The Early Development of Polymer Clay Bead-Making: Part Five
In 1987, at the Torpedo Factory Art Center in the Washington, D.C. area, I taught my first workshop on polymer bead-making based on the simple techniques I had developed. On the advice of an artist colleague, I submitted a short article to Ornament magazine. Published in 1988, my article was entitled “The Use of Polyform in Bead-making.” (my usage of the word “polyform” reflected my misunderstanding of the generic name of polymer clay at that time.) The article briefly discussed the material and its properties, described the millefiore techniques and displayed images of my own work. A significant effect of my article was to enable other isolated polymer pioneers of the time to realize that they were not alone in exploring the medium for bead-making, and that others had been developing the crucial millefiore technique independently.
The next year, 1989, Jamey Allen expanded on the polymer millefiore technique he’d devised in another Ornament article.
In fact, Ornament magazine went on to publish a total of fourteen articles (to date) on polymer clay artists and their work, as well as a series of “Master Class” articles by Victoria Hughes, Pier Voulkos and Steven Ford.
The critical support of this magazine, in the author’s opinion, enabled polymer clay to be taken seriously as a bead-making medium and played a vital role in promoting the widespread use of polymer in bead-making that we see today.
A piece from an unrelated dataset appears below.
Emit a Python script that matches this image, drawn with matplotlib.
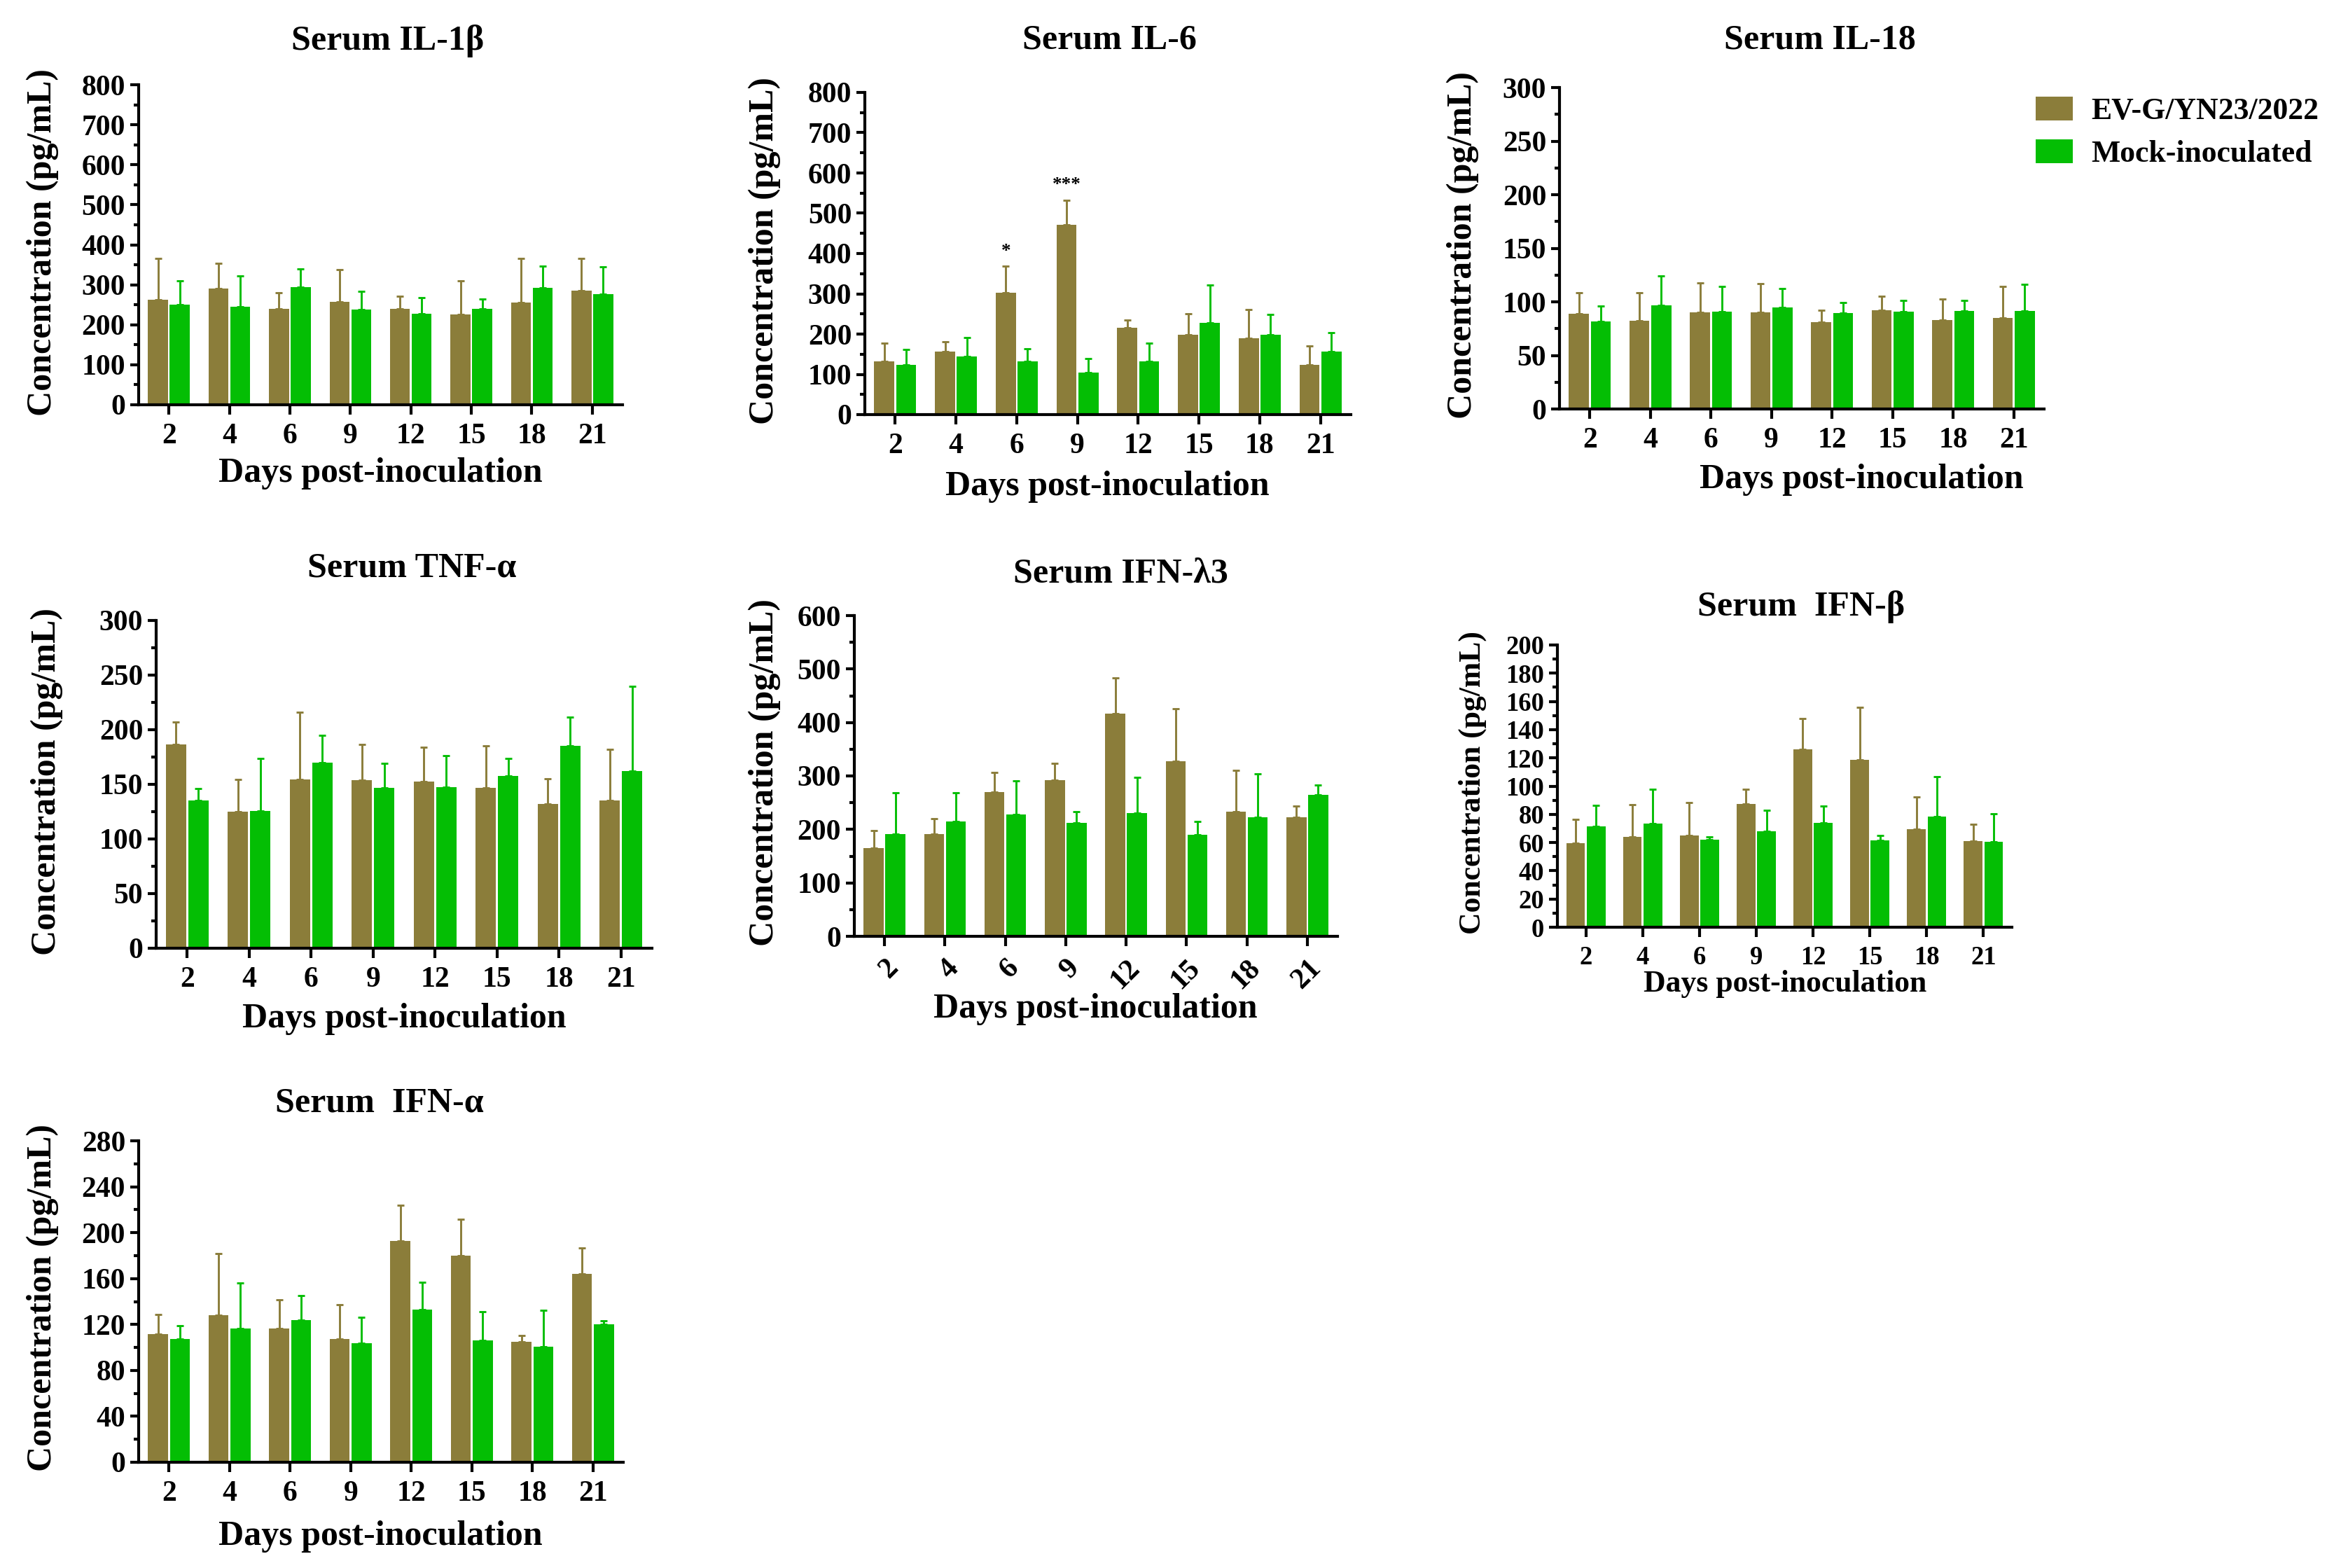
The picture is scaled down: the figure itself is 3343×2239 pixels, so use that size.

Inspired by my polymer clay bead-making workshop, Nan Roche, also of the Washington, D.C. area, took off in her own direction with polymer clay and within three years had published The New Clay (Flower Valley Press, 1991), the seminal work on polymer clay art and bead-making which remains a staple on the book shelves of arts and crafts supply stores around the world. Lindly Haunani, another student in my workshop, joined with others to found the National Polymer Clay Guild in 1990. Thus began the true flowering of polymer work in the United States.
Other early leaders in the medium were people like Marie Segal who began making figures in 1980-81 and who introduced the use of the pasta machine. Also Maureen Carlson who began creating gnomes and little people with Fimo in 1979. And Katherine Dewey who in 1978 began using Super Sculpey, a dollmaker’s clay, to create her figurines.
From a handful of American artists inspired by it in the 1980s, the use of polymer clay has blossomed into a widespread art-jewelry movement — which includes (but is not limited to) beads in an amazing variety of shapes, colors, textures, and surface techniques — unprecedented in art history. Because polymer clay is lightweight, durable yet flexible (making it easily wearable), and offers infinite color possibilities and the promise of astounding new techniques, it has matured in only two decades to become a globalized artistic medium supporting fine craft worthy of critical scrutiny to the highest standards.